Amnesty International appelle aussi les Etats à adopter des politiques empêchant les sociétés privées de cesser de fournir des services militaires, technologiques ou des équipements militaires utilisés par Israël à Gaza. Régulièrement accusé de protéger Israël, Washington avait déclaré en mai dans un rapport que certaines actions de l'Etat hébreu utilisant des armes fournies par les Etats-Unis avaient pu enfreindre le droit humanitaire international. Mais, peu d'actions concrètes avaient suivi ces déclarations, note l'agence Associated Press.
Israël qualifie ce rapport de "calomnie antisémite"
En réaction, l'Etat hébreu a qualifié ces allégations de "calomnie antisémite", selon l'agence Associated Press. L'armée israélienne dénonce un "rapport mensonger" et souligne que celui-ci ignore les "réalités opérationnelles" sur le terrain.

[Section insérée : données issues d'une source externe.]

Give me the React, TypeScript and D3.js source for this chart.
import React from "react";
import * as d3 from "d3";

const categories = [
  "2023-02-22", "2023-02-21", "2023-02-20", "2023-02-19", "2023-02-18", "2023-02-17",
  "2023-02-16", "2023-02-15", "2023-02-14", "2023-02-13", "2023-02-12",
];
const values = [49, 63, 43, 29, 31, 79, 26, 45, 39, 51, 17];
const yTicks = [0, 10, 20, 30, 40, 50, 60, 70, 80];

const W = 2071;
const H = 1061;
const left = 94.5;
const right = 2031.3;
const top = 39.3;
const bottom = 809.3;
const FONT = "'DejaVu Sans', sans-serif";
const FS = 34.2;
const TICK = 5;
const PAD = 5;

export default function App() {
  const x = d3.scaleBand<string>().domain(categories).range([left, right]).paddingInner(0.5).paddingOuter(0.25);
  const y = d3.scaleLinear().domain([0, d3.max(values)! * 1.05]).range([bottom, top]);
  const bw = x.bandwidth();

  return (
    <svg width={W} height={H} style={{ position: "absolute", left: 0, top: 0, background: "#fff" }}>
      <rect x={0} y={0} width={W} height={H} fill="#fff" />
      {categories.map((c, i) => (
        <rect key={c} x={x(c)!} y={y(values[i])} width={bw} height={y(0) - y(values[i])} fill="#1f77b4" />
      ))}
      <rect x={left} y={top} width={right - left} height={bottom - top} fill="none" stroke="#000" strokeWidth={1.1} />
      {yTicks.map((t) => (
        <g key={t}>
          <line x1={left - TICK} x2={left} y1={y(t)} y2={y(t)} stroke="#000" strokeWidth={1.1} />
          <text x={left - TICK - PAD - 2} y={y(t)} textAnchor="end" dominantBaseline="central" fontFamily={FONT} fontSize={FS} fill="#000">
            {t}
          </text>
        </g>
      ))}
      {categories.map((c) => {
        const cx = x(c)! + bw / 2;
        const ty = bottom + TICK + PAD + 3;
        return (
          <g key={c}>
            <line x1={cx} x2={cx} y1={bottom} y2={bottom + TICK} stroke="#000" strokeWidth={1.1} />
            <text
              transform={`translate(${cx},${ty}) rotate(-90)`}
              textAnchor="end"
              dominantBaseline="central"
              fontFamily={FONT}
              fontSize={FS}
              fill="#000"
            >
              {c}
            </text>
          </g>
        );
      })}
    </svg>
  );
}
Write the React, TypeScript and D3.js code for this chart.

Sur le réseau social X, Oren Marmostein, porte-parole du ministère des Affaires étrangères, a qualifié Amnesty International d'organisation "déplorable et fanatique". Le gouvernement de Benyamin Nétanyahou affirme se défendre en conformité avec le droit international et accuse le Hamas d'utiliser les civils comme "boucliers humains".
En ce qui concerne l'entrave à l'aide humanitaire, le gouvernement israélien renvoie la responsabilité aux agences de l'ONU, les accusant de ne pas distribuer l'aide en question, malgré l'entrée autorisée de centaines de camions. Selon Philippe Lazzarini, directeur de l'Office des Nations unies pour les réfugiés palestiniens, ces retards sont dus aux risques liés à l'acheminement de l'aide et aux restrictions sur les déplacements à Gaza.